Online Marketing Trends
Coming Soon :Social Email Powered by Yahoo
Yahoo Tries To Make Email More Social - Digits - WSJ: “After the Yahoo and Bing tie up it seems yahoo is focussing in what it calls its “core competency” very seriously . Yahoo is upgrading its popular Web-based email with social networking integration of the features that make Yahoo mail look a lot more like another social networksing site like Facebook,twitter and flickr combined into one.Among a host of changes to Yahoo’s online services, Yahoo’s mail homepage will now feature updates on what the friends in your address book are sharing about themselves online – including status updates they’ve posted, photos they’ve shared, and their birthdays. The new mail page will also show the most recent emails just from the people you select as your “connections” – Yahoo’s term for “friends.”

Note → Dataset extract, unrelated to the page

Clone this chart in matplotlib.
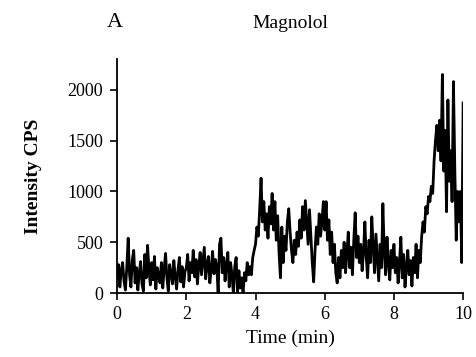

Yahoo began unveiling some of its social “connections” capabilities several months ago to people in the U.S. and Australia. Now social email will roll out to all of Yahoo’s users over the next four weeks.“Listening to our users talk about how they want to manage their online lives,” said John Kremer, the vice president of Yahoo Mail, “they are asking us to bring this stuff together and make it easier to consume their world.”

In another nod to being more social, Yahoo has enhanced its email service’s photo organizing and sharing capabilities. Incorporating technology from Xoopit, a startup that Yahoo bought a few weeks ago, Yahoo mail will now come with a “My Photos” app that scans all of your emails for photos that have been attached or shared through services such as flickr, and collects them into one virtual scrapbook. From there, you can organize the photos and send them along to other friends. Yahoo also increased the attachment limit for emailing photos from 10MB to 25MB.Yahoo says a forthcoming app from online invitations service Evite will also integrate right into its email service, enabling people to add attendees from their own contacts list and update calendars.

Many popular online services are encroaching on each other’s territory in the effort to become the preferred destination for uber-connected lives. Last week, for example, Facebook announced a feature that
enables administrators of Facebook pages to publish updates to their Twitter accounts automatically.”However I am not sure if all users would ideally want to show off all their status updates to their connections across their networks. Also with a plethora of social networking sites,which already gives you so much information about your connections. Email was probably the last bastion of privacy where users could actually spend some time secluded and isolated amidst all the distraction of social updates.